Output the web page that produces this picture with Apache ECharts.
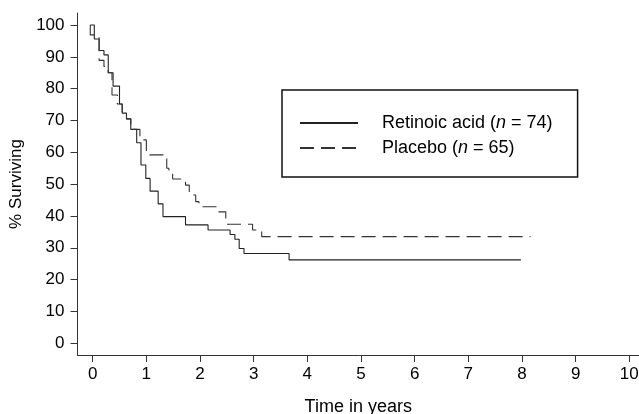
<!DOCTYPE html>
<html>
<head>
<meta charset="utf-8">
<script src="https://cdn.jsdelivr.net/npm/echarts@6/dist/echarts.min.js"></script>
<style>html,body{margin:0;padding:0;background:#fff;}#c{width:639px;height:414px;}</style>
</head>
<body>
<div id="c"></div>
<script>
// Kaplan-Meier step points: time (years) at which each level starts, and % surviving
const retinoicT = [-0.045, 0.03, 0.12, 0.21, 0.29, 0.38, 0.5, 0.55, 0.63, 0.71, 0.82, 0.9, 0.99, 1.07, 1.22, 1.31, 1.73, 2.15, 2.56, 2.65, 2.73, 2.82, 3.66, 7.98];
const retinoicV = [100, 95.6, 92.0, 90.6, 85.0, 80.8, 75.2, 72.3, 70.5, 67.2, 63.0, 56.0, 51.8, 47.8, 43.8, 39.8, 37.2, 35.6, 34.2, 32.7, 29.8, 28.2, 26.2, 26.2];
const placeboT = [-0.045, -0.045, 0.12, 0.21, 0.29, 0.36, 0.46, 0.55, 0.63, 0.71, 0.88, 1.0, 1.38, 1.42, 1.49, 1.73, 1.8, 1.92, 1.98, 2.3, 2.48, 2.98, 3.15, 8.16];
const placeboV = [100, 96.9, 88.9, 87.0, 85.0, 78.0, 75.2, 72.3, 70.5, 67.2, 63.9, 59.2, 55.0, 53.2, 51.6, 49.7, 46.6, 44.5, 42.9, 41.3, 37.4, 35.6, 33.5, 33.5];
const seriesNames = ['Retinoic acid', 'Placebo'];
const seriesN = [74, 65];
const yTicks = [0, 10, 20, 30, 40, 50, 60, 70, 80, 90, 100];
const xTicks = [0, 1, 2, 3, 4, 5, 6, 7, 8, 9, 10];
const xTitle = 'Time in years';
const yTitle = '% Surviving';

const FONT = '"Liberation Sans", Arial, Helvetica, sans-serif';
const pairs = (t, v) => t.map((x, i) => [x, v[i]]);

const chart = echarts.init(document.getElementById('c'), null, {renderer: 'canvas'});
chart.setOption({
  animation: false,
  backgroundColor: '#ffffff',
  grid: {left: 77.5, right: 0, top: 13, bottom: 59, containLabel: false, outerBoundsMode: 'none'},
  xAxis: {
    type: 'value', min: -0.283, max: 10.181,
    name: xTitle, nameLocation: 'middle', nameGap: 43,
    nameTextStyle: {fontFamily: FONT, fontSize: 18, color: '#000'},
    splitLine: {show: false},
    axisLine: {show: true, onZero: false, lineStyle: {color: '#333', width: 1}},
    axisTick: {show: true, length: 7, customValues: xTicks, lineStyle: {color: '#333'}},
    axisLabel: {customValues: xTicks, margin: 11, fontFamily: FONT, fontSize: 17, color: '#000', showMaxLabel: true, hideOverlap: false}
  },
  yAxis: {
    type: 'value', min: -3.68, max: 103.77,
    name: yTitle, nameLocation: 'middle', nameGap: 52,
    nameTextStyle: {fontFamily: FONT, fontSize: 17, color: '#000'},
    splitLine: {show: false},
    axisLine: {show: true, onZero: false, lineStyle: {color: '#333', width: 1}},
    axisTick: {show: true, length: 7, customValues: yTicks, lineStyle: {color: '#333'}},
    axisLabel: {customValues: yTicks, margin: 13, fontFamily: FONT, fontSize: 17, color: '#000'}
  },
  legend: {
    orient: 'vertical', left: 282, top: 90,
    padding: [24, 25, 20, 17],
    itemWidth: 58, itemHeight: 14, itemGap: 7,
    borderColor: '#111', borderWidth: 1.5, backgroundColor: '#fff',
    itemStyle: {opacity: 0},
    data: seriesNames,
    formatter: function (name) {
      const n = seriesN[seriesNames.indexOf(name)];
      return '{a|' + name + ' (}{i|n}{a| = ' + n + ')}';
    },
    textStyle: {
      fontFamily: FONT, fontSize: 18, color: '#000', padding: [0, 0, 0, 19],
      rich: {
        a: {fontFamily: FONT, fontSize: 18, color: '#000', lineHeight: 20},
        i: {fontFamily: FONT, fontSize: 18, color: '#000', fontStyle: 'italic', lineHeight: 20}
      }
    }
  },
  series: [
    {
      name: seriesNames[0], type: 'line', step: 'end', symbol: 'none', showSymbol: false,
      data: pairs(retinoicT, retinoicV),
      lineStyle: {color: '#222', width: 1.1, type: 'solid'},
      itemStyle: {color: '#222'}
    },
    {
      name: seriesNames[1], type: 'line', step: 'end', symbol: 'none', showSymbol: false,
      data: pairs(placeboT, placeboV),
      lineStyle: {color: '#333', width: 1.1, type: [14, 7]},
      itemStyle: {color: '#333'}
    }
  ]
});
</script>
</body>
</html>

• • • • • • •

Required work:
Go from the first line of the data above to the line containing "const pairs = (t, v)" and retype exactly those lines, both included, but none of the pictures.

Output of the task:
Output the web page that produces this picture with Apache ECharts.
<!DOCTYPE html>
<html>
<head>
<meta charset="utf-8">
<script src="https://cdn.jsdelivr.net/npm/echarts@6/dist/echarts.min.js"></script>
<style>html,body{margin:0;padding:0;background:#fff;}#c{width:639px;height:414px;}</style>
</head>
<body>
<div id="c"></div>
<script>
// Kaplan-Meier step points: time (years) at which each level starts, and % surviving
const retinoicT = [-0.045, 0.03, 0.12, 0.21, 0.29, 0.38, 0.5, 0.55, 0.63, 0.71, 0.82, 0.9, 0.99, 1.07, 1.22, 1.31, 1.73, 2.15, 2.56, 2.65, 2.73, 2.82, 3.66, 7.98];
const retinoicV = [100, 95.6, 92.0, 90.6, 85.0, 80.8, 75.2, 72.3, 70.5, 67.2, 63.0, 56.0, 51.8, 47.8, 43.8, 39.8, 37.2, 35.6, 34.2, 32.7, 29.8, 28.2, 26.2, 26.2];
const placeboT = [-0.045, -0.045, 0.12, 0.21, 0.29, 0.36, 0.46, 0.55, 0.63, 0.71, 0.88, 1.0, 1.38, 1.42, 1.49, 1.73, 1.8, 1.92, 1.98, 2.3, 2.48, 2.98, 3.15, 8.16];
const placeboV = [100, 96.9, 88.9, 87.0, 85.0, 78.0, 75.2, 72.3, 70.5, 67.2, 63.9, 59.2, 55.0, 53.2, 51.6, 49.7, 46.6, 44.5, 42.9, 41.3, 37.4, 35.6, 33.5, 33.5];
const seriesNames = ['Retinoic acid', 'Placebo'];
const seriesN = [74, 65];
const yTicks = [0, 10, 20, 30, 40, 50, 60, 70, 80, 90, 100];
const xTicks = [0, 1, 2, 3, 4, 5, 6, 7, 8, 9, 10];
const xTitle = 'Time in years';
const yTitle = '% Surviving';

const FONT = '"Liberation Sans", Arial, Helvetica, sans-serif';
const pairs = (t, v) => t.map((x, i) => [x, v[i]]);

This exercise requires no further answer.